Keeping the infield soft also makes it possible for the surface to retain its field dressing.
Wehling compared the field dressing to top soil on a farm field. When its dry, the top soil blows away.
It’s the same thing with field dressing. Wehling said, when the field is dry, you can actually watch as the wind takes away field dressing. When that happens, the field loses money as much as it does dirt.
To maintain the field dressing each year, pallets of the stuff are distrubuted across the field at a cost of $600 per pallet.
Last year, Wehling estimated that the city purchased some 20 pallets of field dressing to maintain its fields at Steinhart Park and at the Nebraska City Softball Complex.
In reviewing the Clemmy Holmes project, Wehling said the total cost, which includes the removal of the grass, the dirt work, the installation of warning track, the new irrigation and the pitching mound rebuild, would be close to $70K.
About $60K of that cost will be covered by grant funds from the Paul, John, Anton & Doris Wirth Foundation Inc. of Nebraska City.
Wehling said fundraising activities by the Nebraska City Baseball Association will cover the left over balance.

Other projects
While the infield work at Clemmy Holmes certainly represents a major project, it’s by far not the only work that’s happening at Nebraska City ball fields these days.
Wehling, who founded the Nebraska City Baseball Improvement Association, has been hard at work upgrading other ball fields, both at Steinhart Park and at the Nebraska City Softball Complex. The most recent project by the association was adding a new concession stand at the softball complex. Thanks to the fundraising power of the association, grant money and donations, both monetary and in-kind, the softball complex has a concession stand that will be used by various organizations for fundraising activities.
Wehling said there are other projects being considered by the Nebraska City Baseball Improvement Association and also by the Nebraska City Baseball Association.
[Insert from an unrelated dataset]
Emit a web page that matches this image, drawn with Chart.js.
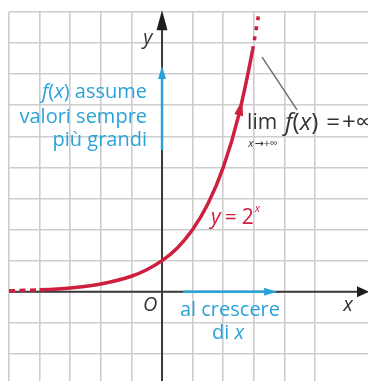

He said the organizations work well together. Being a board member for the Nebraska City Baseball Association and the founder of the Nebraska City Baseball Improvement Association has been advantageous. As Nebraska City Parks Commissioner, Wehling said communication  between the organizations has been enhanced. Having great communication is important so that the programs can apply for grants and work cooperatively on projects. “It’s been a good mix,” Wehling said.
In the future, Wehling said he expects that the Nebraska City Softball Association will be more active in seeking funds and getting projects done as well.

Clemmy’s lock
Citizens might have taken notice that Clemmy Holmes Field, when not in use by teams, is now locked. Wehling said, as Parks Commissioner, he made the call to lock the field up in an effort to prevent vandalism. While Steinhart Park is a public space, Wehling said consideration should also be given to the fact that a lot of work has gone into the park and said that those investments should be protected. Clemmy Holmes has been victimized in the past as the concession stand has been broken into on numerous occasions. Most recently, nets in the batting cage had to be replaced after someone went into the cage with a knife and cut up the nets.
Wehling also noted that the idea of locking up a park is not unique to Nebraska City. As a coach of traveling teams, Wehling said he has noticed that a lot of other communities in the area lock up their ball parks.